WHAT NEEDS TO BE DONE:
From the very first line of the data to the line containing "Road Corridor and", retype everything exactly, leaving the pictures behind.

DATA SEGMENT:
————————

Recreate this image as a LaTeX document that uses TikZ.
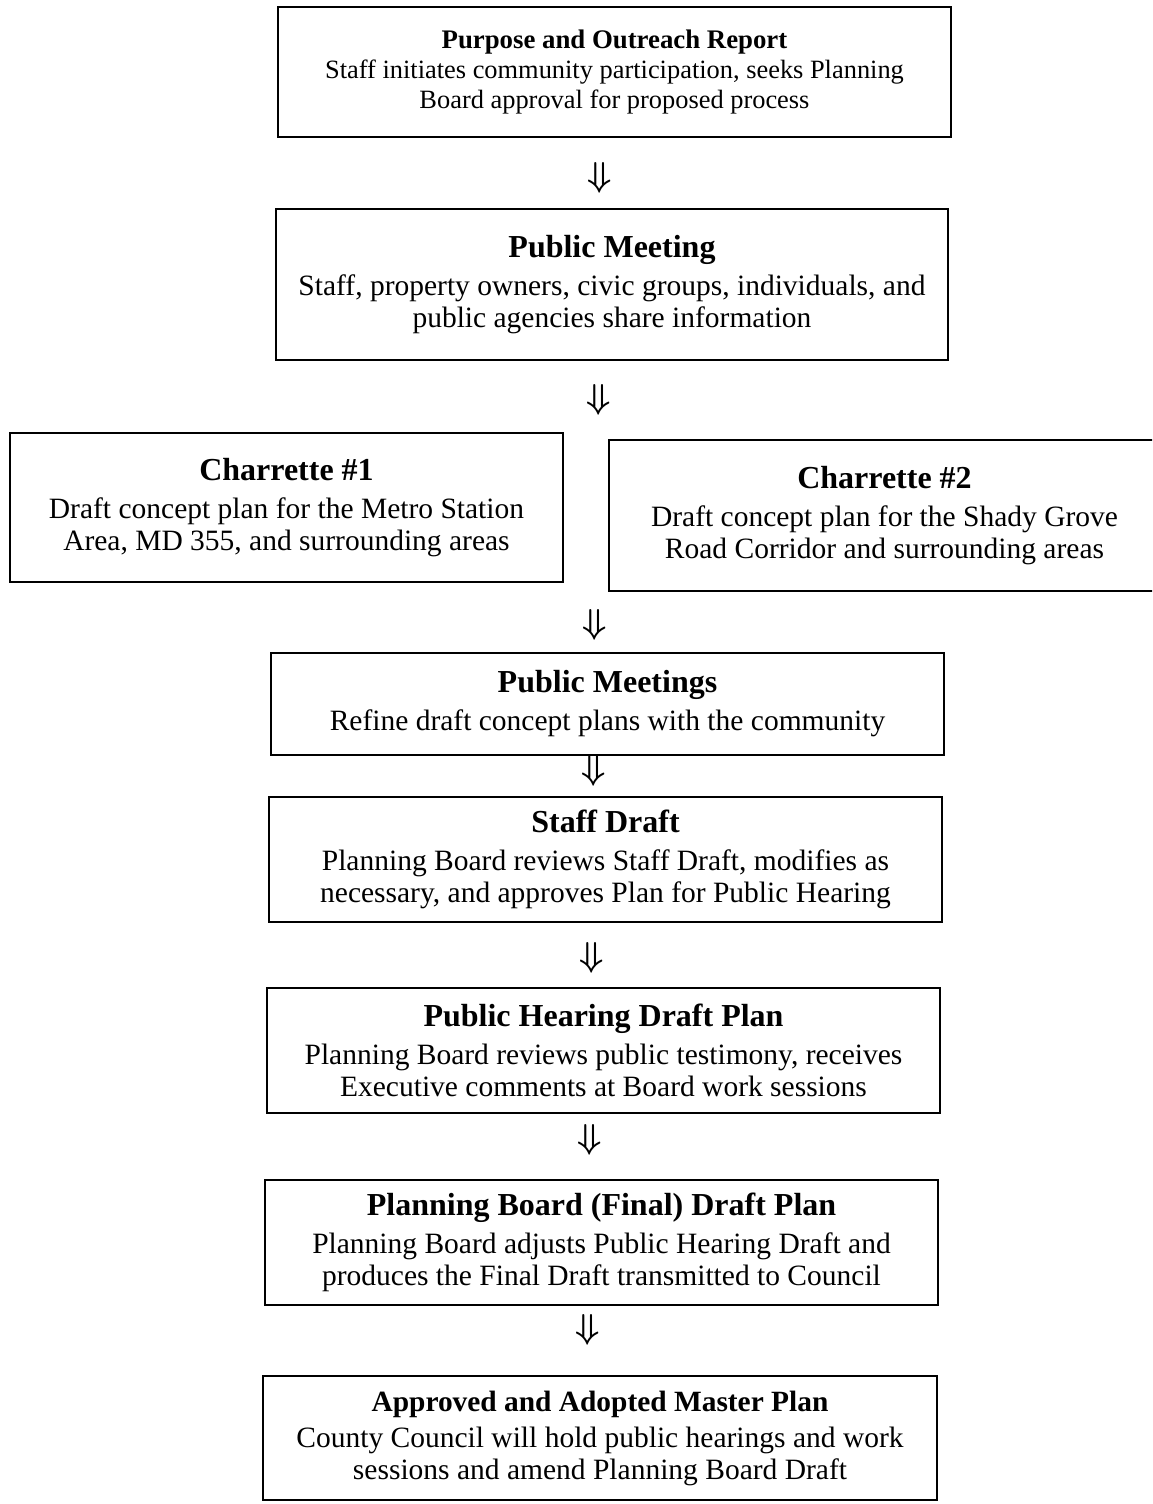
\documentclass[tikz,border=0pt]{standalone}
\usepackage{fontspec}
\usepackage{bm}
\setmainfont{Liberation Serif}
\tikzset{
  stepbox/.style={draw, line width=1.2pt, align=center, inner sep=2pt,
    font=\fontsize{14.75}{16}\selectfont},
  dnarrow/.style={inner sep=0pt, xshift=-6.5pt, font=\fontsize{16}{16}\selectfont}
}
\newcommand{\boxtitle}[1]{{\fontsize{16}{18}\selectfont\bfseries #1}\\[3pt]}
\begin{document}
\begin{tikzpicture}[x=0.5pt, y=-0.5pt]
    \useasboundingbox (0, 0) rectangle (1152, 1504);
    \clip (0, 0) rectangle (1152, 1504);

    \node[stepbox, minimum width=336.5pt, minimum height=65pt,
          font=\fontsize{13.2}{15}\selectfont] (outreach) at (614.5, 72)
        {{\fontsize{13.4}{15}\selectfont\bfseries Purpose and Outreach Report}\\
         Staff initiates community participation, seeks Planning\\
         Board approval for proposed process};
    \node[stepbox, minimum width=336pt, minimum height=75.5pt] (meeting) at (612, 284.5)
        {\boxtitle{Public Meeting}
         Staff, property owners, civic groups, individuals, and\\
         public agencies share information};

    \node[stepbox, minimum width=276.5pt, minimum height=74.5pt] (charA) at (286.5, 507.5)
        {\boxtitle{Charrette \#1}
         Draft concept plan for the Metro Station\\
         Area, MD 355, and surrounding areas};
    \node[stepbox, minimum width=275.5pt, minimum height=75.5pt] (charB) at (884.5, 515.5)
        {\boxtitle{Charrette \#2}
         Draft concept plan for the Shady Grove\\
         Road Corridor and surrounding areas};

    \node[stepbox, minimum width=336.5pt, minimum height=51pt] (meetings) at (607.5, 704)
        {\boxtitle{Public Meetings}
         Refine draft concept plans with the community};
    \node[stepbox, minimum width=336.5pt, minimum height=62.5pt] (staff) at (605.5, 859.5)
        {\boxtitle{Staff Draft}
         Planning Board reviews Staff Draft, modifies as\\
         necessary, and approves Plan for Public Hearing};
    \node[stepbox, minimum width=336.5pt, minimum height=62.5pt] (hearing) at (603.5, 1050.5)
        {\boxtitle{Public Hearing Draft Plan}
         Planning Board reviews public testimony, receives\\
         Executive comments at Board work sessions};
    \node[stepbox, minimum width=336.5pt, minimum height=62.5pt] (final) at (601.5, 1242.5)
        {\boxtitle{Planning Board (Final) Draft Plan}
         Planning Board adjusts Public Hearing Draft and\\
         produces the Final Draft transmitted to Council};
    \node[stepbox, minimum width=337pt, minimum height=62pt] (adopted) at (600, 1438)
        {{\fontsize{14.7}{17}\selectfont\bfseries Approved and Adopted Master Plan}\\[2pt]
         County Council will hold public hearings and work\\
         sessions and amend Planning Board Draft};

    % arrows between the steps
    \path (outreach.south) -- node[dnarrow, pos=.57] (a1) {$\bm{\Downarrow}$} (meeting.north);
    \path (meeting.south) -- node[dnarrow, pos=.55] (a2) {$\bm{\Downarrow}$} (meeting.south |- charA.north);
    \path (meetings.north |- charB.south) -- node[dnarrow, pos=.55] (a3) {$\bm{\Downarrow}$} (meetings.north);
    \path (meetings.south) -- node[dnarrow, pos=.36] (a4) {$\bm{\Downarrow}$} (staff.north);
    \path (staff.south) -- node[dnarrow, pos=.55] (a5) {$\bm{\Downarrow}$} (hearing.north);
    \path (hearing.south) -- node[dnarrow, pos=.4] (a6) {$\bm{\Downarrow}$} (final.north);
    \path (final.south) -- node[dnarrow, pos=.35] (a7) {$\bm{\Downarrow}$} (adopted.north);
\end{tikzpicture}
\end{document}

————————

RESPONSE TO THIS TASK:
Recreate this image as a LaTeX document that uses TikZ.
\documentclass[tikz,border=0pt]{standalone}
\usepackage{fontspec}
\usepackage{bm}
\setmainfont{Liberation Serif}
\tikzset{
  stepbox/.style={draw, line width=1.2pt, align=center, inner sep=2pt,
    font=\fontsize{14.75}{16}\selectfont},
  dnarrow/.style={inner sep=0pt, xshift=-6.5pt, font=\fontsize{16}{16}\selectfont}
}
\newcommand{\boxtitle}[1]{{\fontsize{16}{18}\selectfont\bfseries #1}\\[3pt]}
\begin{document}
\begin{tikzpicture}[x=0.5pt, y=-0.5pt]
    \useasboundingbox (0, 0) rectangle (1152, 1504);
    \clip (0, 0) rectangle (1152, 1504);

    \node[stepbox, minimum width=336.5pt, minimum height=65pt,
          font=\fontsize{13.2}{15}\selectfont] (outreach) at (614.5, 72)
        {{\fontsize{13.4}{15}\selectfont\bfseries Purpose and Outreach Report}\\
         Staff initiates community participation, seeks Planning\\
         Board approval for proposed process};
    \node[stepbox, minimum width=336pt, minimum height=75.5pt] (meeting) at (612, 284.5)
        {\boxtitle{Public Meeting}
         Staff, property owners, civic groups, individuals, and\\
         public agencies share information};

    \node[stepbox, minimum width=276.5pt, minimum height=74.5pt] (charA) at (286.5, 507.5)
        {\boxtitle{Charrette \#1}
         Draft concept plan for the Metro Station\\
         Area, MD 355, and surrounding areas};
    \node[stepbox, minimum width=275.5pt, minimum height=75.5pt] (charB) at (884.5, 515.5)
        {\boxtitle{Charrette \#2}
         Draft concept plan for the Shady Grove\\
         Road Corridor and surrounding areas};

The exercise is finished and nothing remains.